The U.S., Mexico and Canada have a good opportunity to reach a Nafta agreement this month, and getting there will depend on the political flexibility of the Trump administration, according to the top representative for Mexico’s private sector.
Mexican Economy Minister Ildefonso Guajardo plans to travel to Washington on Wednesday for meetings with U.S. Trade Representative Robert Lighthizer, their fourth set of talks in as many weeks, said Moises Kalach, the trade head for the national business chamber. Teams have advanced significantly on areas including content rules for cars and intellectual property, said Kalach, who is part of a group that receives regular, closed-door updates on the process.
The press office of the Mexican Economy Ministry didn’t immediately respond to a request for comment on Guajardo’s schedule.

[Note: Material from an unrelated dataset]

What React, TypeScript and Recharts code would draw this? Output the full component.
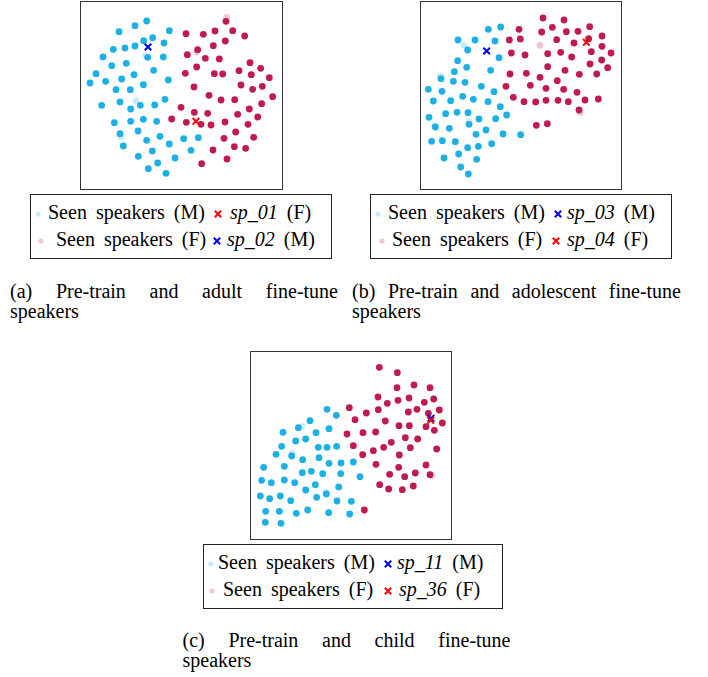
import React from 'react';
import { ScatterChart, Scatter, XAxis, YAxis } from 'recharts';

type P = [number, number];

// (a) Pre-train and adult fine-tune speakers
const adultSeenM: P[] = [[200,63],[165,77],[117,95],[268,92],[218,113],[191,122],[252,129],[100,148],[135,144],[165,138],[203,172],[250,171],[69,171],[139,190],[95,197],[221,211],[48,221],[162,224],[125,237],[77,244],[30,249],[190,254],[265,240],[108,269],[151,269],[255,298],[65,316],[120,306],[181,316],[224,315],[152,327],[103,368],[152,364],[190,358],[230,364],[120,401],[174,393],[130,438],[200,421],[240,409],[268,432],[311,416],[355,413],[217,453],[333,451],[175,469],[285,474],[233,489],[205,506],[258,520]];
const adultSeenMFaded: P[] = [[197,167],[168,303],[123,410]];
const adultSeenF: P[] = [[438,64],[318,101],[370,103],[405,93],[458,92],[494,108],[436,123],[400,137],[353,149],[322,164],[376,175],[418,177],[510,188],[350,201],[477,212],[542,205],[316,220],[403,221],[428,222],[514,224],[568,233],[483,255],[547,259],[518,268],[342,261],[387,286],[423,300],[464,299],[578,290],[545,311],[303,322],[343,337],[383,340],[508,327],[473,343],[275,357],[319,367],[363,373],[393,375],[435,366],[533,351],[504,373],[467,396],[432,415],[521,412],[399,450],[463,440],[497,445],[441,477],[365,491]];
const adultSeenFFaded: P[] = [[440,52],[350,156]];
const sp01: P[] = [[348,364]];
const sp02: P[] = [[204,141]];

// (b) Pre-train and adolescent fine-tune speakers
const adolSeenM: P[] = [[208,88],[245,81],[117,120],[168,120],[146,150],[228,123],[240,173],[116,182],[143,202],[106,215],[215,211],[66,236],[103,244],[138,247],[187,259],[28,268],[69,274],[225,275],[43,303],[95,302],[131,289],[163,298],[207,305],[244,320],[80,341],[114,337],[147,338],[30,352],[180,357],[230,356],[263,345],[49,381],[91,385],[150,373],[201,390],[171,403],[252,402],[305,404],[38,424],[70,422],[109,425],[218,431],[146,443],[178,439],[119,462],[75,474],[173,478],[125,501],[148,522]];
const adolSeenMFaded: P[] = [[135,136],[64,228],[47,376],[150,366]];
const adolSeenF: P[] = [[372,54],[435,60],[300,88],[368,96],[400,82],[442,95],[477,94],[512,80],[271,120],[304,117],[413,119],[465,129],[509,116],[549,108],[277,159],[318,165],[386,161],[425,157],[458,171],[517,155],[549,139],[576,159],[548,180],[513,192],[386,200],[438,211],[481,223],[533,222],[566,203],[273,222],[322,220],[363,232],[415,242],[261,259],[334,256],[381,265],[434,268],[474,277],[283,292],[315,305],[350,306],[381,301],[417,301],[448,305],[498,300],[538,297],[480,330],[352,376],[385,371]];
const adolSeenFFaded: P[] = [[363,136],[484,337]];
const sp03: P[] = [[203,153]];
const sp04: P[] = [[502,127]];

// (c) Pre-train and child fine-tune speakers
const childSeenM: P[] = [[231,178],[259,196],[180,212],[145,233],[99,247],[198,248],[237,236],[137,273],[167,267],[95,289],[78,313],[125,318],[205,292],[231,292],[260,289],[158,329],[207,323],[237,340],[273,339],[310,336],[41,352],[103,349],[157,368],[184,364],[218,371],[272,371],[330,380],[35,391],[64,398],[103,390],[134,398],[196,404],[167,420],[266,411],[31,438],[59,446],[91,438],[122,452],[200,442],[229,432],[261,453],[304,454],[47,484],[88,484],[139,490],[173,480],[236,488],[299,492],[46,517],[93,520]];
const childSeenMFaded: P[] = [[155,230],[228,427],[127,310]];
const childSeenF: P[] = [[388,52],[442,68],[441,113],[492,105],[540,113],[384,141],[412,160],[444,151],[477,144],[523,157],[551,147],[298,173],[349,189],[385,179],[475,186],[501,178],[568,180],[535,190],[315,209],[406,213],[447,227],[478,227],[528,230],[553,241],[577,219],[291,252],[339,248],[377,246],[466,263],[503,267],[424,277],[401,292],[310,287],[481,293],[560,297],[370,302],[338,314],[448,315],[378,343],[446,352],[528,345],[419,373],[464,380],[496,369],[540,374],[389,404],[416,417],[457,419],[490,408],[343,480]];
const childSeenFFaded: P[] = [[545,377]];
const sp11: P[] = [[543,205]];
const sp36: P[] = [[542,211]];

// Labels
const seenLabels = ['Seen speakers (M)', 'Seen speakers (F)'];
const captionsLine1 = ['(a) Pre-train and adult fine-tune', '(b) Pre-train and adolescent fine-tune', '(c) Pre-train and child fine-tune'];
const captionLine2 = 'speakers';
const targetNames = [['sp_01', '(F)', 'sp_02', '(M)'], ['sp_03', '(M)', 'sp_04', '(F)'], ['sp_11', '(M)', 'sp_36', '(F)']];

const CYAN = '#1DB0E7';
const CRIMSON = '#C11A50';
const BLUE = '#0000FF';
const RED = '#FF0000';
const LIGHT_CYAN = '#C9EAF8';
const LIGHT_PINK = '#F1C8D5';
const FONT = '"Liberation Serif", "Times New Roman", serif';

const toObj = (arr: P[]) => arr.map(([x, y]) => ({ x, y }));

const dotShape = (color: string, opacity: number) => (props: any) => {
  const { cx, cy } = props;
  if (cx == null || cy == null) return <g />;
  return <circle cx={cx} cy={cy} r={3.4} fill={color} fillOpacity={opacity} />;
};

const xShape = (color: string) => (props: any) => {
  const { cx, cy } = props;
  if (cx == null || cy == null) return <g />;
  const s = 3.3;
  return (
    <path
      d={`M${cx - s},${cy - s}L${cx + s},${cy + s}M${cx - s},${cy + s}L${cx + s},${cy - s}`}
      stroke={color}
      strokeWidth={2}
      fill="none"
    />
  );
};

type PanelProps = {
  left: number; top: number; width: number; height: number;
  xDomain: [number, number]; yDomain: [number, number];
  seenM: P[]; seenMFaded: P[]; seenF: P[]; seenFFaded: P[];
  first: { pts: P[]; color: string }; second: { pts: P[]; color: string };
};

const Panel = (p: PanelProps) => (
  <div style={{ position: 'absolute', left: p.left, top: p.top, width: p.width + 2, height: p.height + 2, border: '1px solid #333', boxSizing: 'border-box' }}>
    <ScatterChart width={p.width} height={p.height} margin={{ top: 0, right: 0, bottom: 0, left: 0 }}>
      <XAxis type="number" dataKey="x" domain={p.xDomain} hide allowDataOverflow />
      <YAxis type="number" dataKey="y" domain={p.yDomain} reversed hide allowDataOverflow />
      <Scatter data={toObj(p.seenMFaded)} shape={dotShape(CYAN, 0.25)} isAnimationActive={false} />
      <Scatter data={toObj(p.seenM)} shape={dotShape(CYAN, 1)} isAnimationActive={false} />
      <Scatter data={toObj(p.seenFFaded)} shape={dotShape(CRIMSON, 0.25)} isAnimationActive={false} />
      <Scatter data={toObj(p.seenF)} shape={dotShape(CRIMSON, 1)} isAnimationActive={false} />
      <Scatter data={toObj(p.first.pts)} shape={xShape(p.first.color)} isAnimationActive={false} />
      <Scatter data={toObj(p.second.pts)} shape={xShape(p.second.color)} isAnimationActive={false} />
    </ScatterChart>
  </div>
);

const XIcon = ({ x, y, color }: { x: number; y: number; color: string }) => (
  <svg style={{ position: 'absolute', left: x - 5, top: y - 5 }} width={10} height={10}>
    <path d="M1.8,1.8L8.2,8.2M1.8,8.2L8.2,1.8" stroke={color} strokeWidth={2} />
  </svg>
);
const DotIcon = ({ x, y, color }: { x: number; y: number; color: string }) => (
  <svg style={{ position: 'absolute', left: x - 4, top: y - 4 }} width={8} height={8}>
    <circle cx={4} cy={4} r={2.6} fill={color} />
  </svg>
);

type LegendLayout = {
  box: [number, number, number, number];
  rowTop: [number, number]; markY: [number, number];
  dotX: [number, number]; textX: [number, number];
  markX: [number, number]; labelX: [number, number];
  markColors: [string, string];
};

const textStyle: React.CSSProperties = { position: 'absolute', fontFamily: FONT, fontSize: 20, lineHeight: '22px', whiteSpace: 'nowrap', color: '#000', wordSpacing: 4 };

const LegendBox = ({ l, names }: { l: LegendLayout; names: string[] }) => (
  <>
    <div style={{ position: 'absolute', left: l.box[0], top: l.box[1], width: l.box[2], height: l.box[3], border: '1px solid #222', boxSizing: 'border-box' }} />
    {[0, 1].map((i) => (
      <React.Fragment key={i}>
        <DotIcon x={l.dotX[i]} y={l.markY[i]} color={i === 0 ? LIGHT_CYAN : LIGHT_PINK} />
        <div style={{ ...textStyle, left: l.textX[i], top: l.rowTop[i] }}>{seenLabels[i]}</div>
        <XIcon x={l.markX[i]} y={l.markY[i]} color={l.markColors[i]} />
        <div style={{ ...textStyle, left: l.labelX[i], top: l.rowTop[i] }}>
          <i>{names[i * 2]}</i> {names[i * 2 + 1]}
        </div>
      </React.Fragment>
    ))}
  </>
);

const Caption = ({ left, top, width, line1 }: { left: number; top: number; width: number; line1: string }) => (
  <div style={{ position: 'absolute', left, top, width, fontFamily: FONT, fontSize: 20, lineHeight: '20px', color: '#000' }}>
    <div style={{ textAlign: 'justify', textAlignLast: 'justify' }}>{line1}</div>
    <div>{captionLine2}</div>
  </div>
);

export default function App() {
  const legendA: LegendLayout = { box: [30, 194, 302, 65], rowTop: [201, 227.5], markY: [214, 241], dotX: [37.5, 41], textX: [48, 56], markX: [218, 217], labelX: [230, 227], markColors: [RED, BLUE] };
  const legendB: LegendLayout = { box: [370, 194, 302, 65], rowTop: [201, 227.5], markY: [214, 241], dotX: [378, 382], textX: [388, 392], markX: [558, 556], labelX: [567, 567], markColors: [BLUE, RED] };
  const legendC: LegendLayout = { box: [203, 544, 300, 65], rowTop: [551, 577.5], markY: [564, 591], dotX: [211, 212], textX: [218, 223], markX: [388, 388], labelX: [397, 399], markColors: [BLUE, RED] };
  return (
    <div style={{ position: 'absolute', left: 0, top: 0, width: 708, height: 677, background: '#fff', overflow: 'hidden' }}>
      <Panel left={80} top={1} width={201} height={187} xDomain={[3, 606]} yDomain={[6, 567]}
        seenM={adultSeenM} seenMFaded={adultSeenMFaded} seenF={adultSeenF} seenFFaded={adultSeenFFaded}
        first={{ pts: sp01, color: RED }} second={{ pts: sp02, color: BLUE }} />
      <Panel left={420} top={1} width={200} height={187} xDomain={[6, 606]} yDomain={[6, 567]}
        seenM={adolSeenM} seenMFaded={adolSeenMFaded} seenF={adolSeenF} seenFFaded={adolSeenFFaded}
        first={{ pts: sp03, color: BLUE }} second={{ pts: sp04, color: RED }} />
      <Panel left={250} top={351} width={200} height={187} xDomain={[3, 603]} yDomain={[6, 567]}
        seenM={childSeenM} seenMFaded={childSeenMFaded} seenF={childSeenF} seenFFaded={childSeenFFaded}
        first={{ pts: sp11, color: BLUE }} second={{ pts: sp36, color: RED }} />
      <LegendBox l={legendA} names={targetNames[0]} />
      <LegendBox l={legendB} names={targetNames[1]} />
      <LegendBox l={legendC} names={targetNames[2]} />
      <Caption left={10} top={281} width={328} line1={captionsLine1[0]} />
      <Caption left={352} top={281} width={329} line1={captionsLine1[1]} />
      <Caption left={182.5} top={630} width={328} line1={captionsLine1[2]} />
    </div>
  );
}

U.S. and Mexican negotiators have been working to reach a Nafta cars deal that would allow Canada to rejoin talks and move toward resolving the toughest issues that affect all three nations. Canada hasn’t attended meetings in the past three weeks, and Trump administration officials have been more publicly optimistic about talks with Mexico. Kalach said he expects Canada to rejoin the talks in the coming days, and both Canada and Mexico have reiterated that they want and expect Nafta to remain a three-nation agreement.
‘Window of Opportunity’
“I think it’s feasible to get a deal; the teams are working very hard,” Kalach said in a phone interview Tuesday. “There’s a big push to close an agreement. Whether that happens or not depends on the will of the White House.”
The nations are pushing for a deal by the end of this month in order to allow sufficient time for U.S. President Donald Trump and his Mexican counterpart, Enrique Pena Nieto, to sign the pact before President-elect Andres Manuel Lopez Obrador takes office Dec. 1. That would take the pressure off Lopez Obrador and allow him to focus on other priorities.
“If we don’t take advantage of this window of opportunity, it will close towards the end of the month, and the push would lose force and we’d need to look at another calendar” for getting a deal, Kalach said.